Blog: Android

Inside the spy tank; a hardware review.

David Lodge 11 Aug 2015

This is a follow-up to my post where I ripped the software of a remote control camera tank apart. At the time I hadn’t cracked the case open. Now I’ve had time, so let’s have a look what’s inside!

Even before I dug out the screwdrivers, I suspected that there would be two boards present: one motherboard which controls the motor and camera logic and a daughterboard which is basically a wireless access point with a direct pass through from TCP to a UART connection on the motherboard.

Guess what I found? Two boards: one motherboard and a daughterboard. I like it when I’m right ☺. The tank itself is held together by six screws, which can be removed; then the connectors to the lights, motors and camera on the top of the tank can be disconnected. All connectors to the motors and batteries on the bottom of the tank are soldered in.

A note about the photos: I’m not a professional (or otherwise) photographer. These have been taken with a standard mobile phone and a cheap USB microscope and deresolutioned to be placed on a website. If you have specific questions about stuff on the motherboard contact us and we’ll help as best we can.

The Motherboard

So, here’s the motherboard:


Its single sided so there’s little point in showing the other side of the board and it’s a swine to photograph as the motors and battery connectors are directly soldered on.

We can see a date on the board: 20130601 – so it’s quite an old IoT device. I’ve highlighted some parts in coloured rectangles:

Green – these are connectors to the lights, camera and camera motor on the top of the tank. The manufacturers have splashed out on connectors to make it easier (and therefore) quicker to make the whole unit.

Blue – This is the connector to the wireless daughterboard. The board is actually offset on the connector (4 pins don’t connect).

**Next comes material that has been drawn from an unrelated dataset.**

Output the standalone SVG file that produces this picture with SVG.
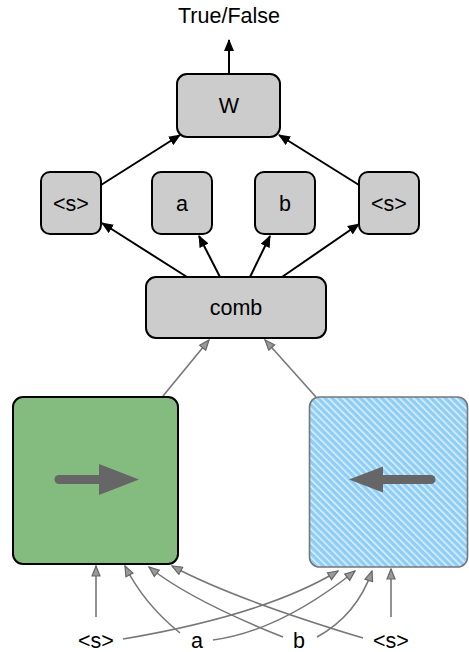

The board is stabilised by a phone pad on top of the microcontroller (which I’ve removed and cleaned up for the photo).

Purple – This is the board’s microcontroller. The print on it is overdone and it’s hard to read and, no, I haven’t found out the specifics of what it is, if your Google-Fu is better than mine you may have a better success rate than me, so here’s a picture from my USB Microscope.


The chip number is BJ8F01M16 1310S BHT03N15 and I can’t make out the logo.

Red – Although this looks like an EEPROM chip it turns out that it’s an AP3502EM – a DC to DC convertor, presumably to drop the voltage from the 6 (!) AA batteries (That’s 9V) to 3.3 for the wireless daughterboard.


As there’s no separate memory chip, one can only assume that all logic, firmware and RAM is in the microcontroller. Finding out what this is would help a lot in hacking the device for further use.

The Wireless Daughterboard

First off apologies for the fuzziness of the photos, I could not get my camera to actually focus on the board itself. In terms of size, its height is about the same as the diameter of a 2 pence piece.
The board is double sided, first the backside:


There’s nothing much exciting here:

Blue – this is the connector to the motherboard, the top 4 pins hang loose in the air here.

Red – This is the wireless AP’s RAM, specifically it’s an S2516AFTA-6B-E, which is 256Mbits, so 32MB of memory, which isn’t much to place our hacking tools in!


The front side of the daughterboard is a bit more interesting (but not as out of focus as the below photo shows):


This side is dominated by 3 main chips:

Red – This is the board’s EEPROM, it is a 25L3206E, which is basically 32 Mbit (4 Mbyte) of flash memory accessible through the SPI protocol – it’s likely that this will be used for storing transient data rather that the full file system of the host.

Yellow – is an RTL8188ER Wi-Fi controller – this basically does all the Wi-Fi’y bits of the circuit. The photo is particularly poor here as the etching was rather hard to see at any angle and this is the clearest photo I could get:


Blue – This is the System on Chip (SoC) – basically the CPU plus a selection of other drivers, an RTL8196EU, which is based on the Lexra RLX4181 – a MIPS clone. The Realtek datasheets require an NDA in place so I can’t find much more on this.